For columns where less than 20% is null, i'm filling with the most-frequent value

For columns where most is null i'm filling with "missing" and this will get encoded as it's own category.

__NOTE__ A _better_ strategy would be to compute how much the target distributions differ for rows where the column is null and if it is distinctly different then label as "missing" so that it is predictive.
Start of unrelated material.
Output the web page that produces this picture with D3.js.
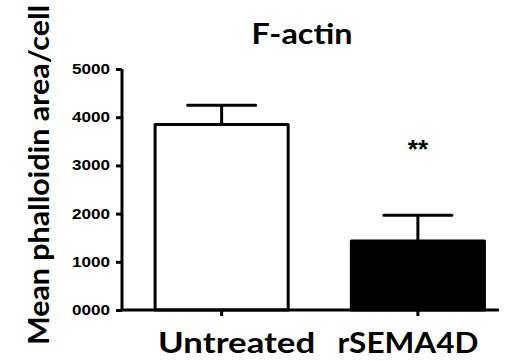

Otherwise fill with most-frequent


_OBJECT COLS_

In [None]:
# Train
obj_nulls = pct_null(app_train[obj_cols])
fill_most_frequent = obj_nulls[obj_nulls.pct_null < 0.2].index.tolist()
fill_missing = obj_nulls.index.drop(fill_most_frequent)

In [None]:
modes = app_train[fill_most_frequent].mode().T.to_dict()[0]
app_train.fillna(modes, inplace=True)
app_train.fillna(dict.fromkeys(fill_missing,'MISSING'), inplace=True)

In [None]:
# Test
obj_nulls = pct_null(app_test[obj_cols])
fill_most_frequent = obj_nulls[obj_nulls.pct_null < 0.2].index.tolist()
fill_missing = obj_nulls.index.drop(fill_most_frequent)

In [None]:
# Note i'm filling with most-frequents from train data even for test missings
modes = app_train[fill_most_frequent].mode().T.to_dict()[0]
app_test.fillna(modes, inplace=True)

In [None]:
app_test.fillna(dict.fromkeys(fill_missing,'MISSING'), inplace=True)

_NUMERIC COLS_

In [None]:
# for numeric cols, just fill w median
medians = app_train[numeric_cols].median().squeeze()
app_train.fillna(medians, inplace=True)
app_test.fillna(medians, inplace=True)

### Convert Categorical Variables To Numeric

Label Encode binary categoricals and OHE other categoricals with multiple values

In [1]:
from sklearn.preprocessing import LabelEncoder, OneHotEncoder

In [None]:
# first make sure no columns have only 1 value
app_train.columns[app_train.nunique() < 2]

In [None]:
binary_cols = app_train[obj_cols].nunique()[app_train[obj_cols].nunique() ==2].index.tolist()
binary_cols

In [None]:
lcoder = LabelEncoder()
for col in binary_cols:
    print(col)
    # Check to make sure it's binary accross both test and train
    if not set(app_train[col].unique()) == set(app_test[col].unique()):
        print(f'{col} is not Binary!')
        print('Values in train:', set(app_train[col].unique()))
        print('Values in test:', set(app_train[col].unique()))
        continue
    app_train[col] = lcoder.fit_transform(app_train[col])
    app_test[col] = lcoder.transform(app_test[col])
    # don't forget to add it to indicator cols
    indicator_cols.append(col)
    obj_cols.remove(col)

In [None]:
# One hot encode
non_binary_cats = [col for col in obj_cols if col not in binary_cols]
non_binary_cats

In [None]:
for col in non_binary_cats:
    print(col)
    ohe_train = pd.get_dummies(app_train[col]) # drop_first?
    ohe_train.columns = col + '_' + ohe_train.columns
    
    ohe_test = pd.get_dummies(app_test[col]) # they might not align if I drop_first...
    ohe_test.columns = col + '_' + ohe_test.columns
    ohe_test = ohe_test.align(ohe_train, 'left', 1)[0].fillna(0)
    
    # now drop first
    ohe_train.drop(ohe_train.columns[0], axis=1, inplace=True)
    ohe_test.drop(ohe_train.columns[0], axis=1, inplace=True) # should be the same first column, but just incase
    
    app_train = pd.concat([app_train, ohe_train], axis=1)
    app_test = pd.concat([app_test, ohe_test], axis=1)
    print(app_train.shape, app_test.shape)
    del app_train[col]
    del app_test[col]
    obj_cols.remove(col)
    indicator_cols.extend(ohe_train.columns)

In [None]:
app_train.dtypes.value_counts()

In [None]:
app_train.to_csv('clean_data/app_train.csv',index=False)
app_test.to_csv('clean_data/app_test.csv',index=False)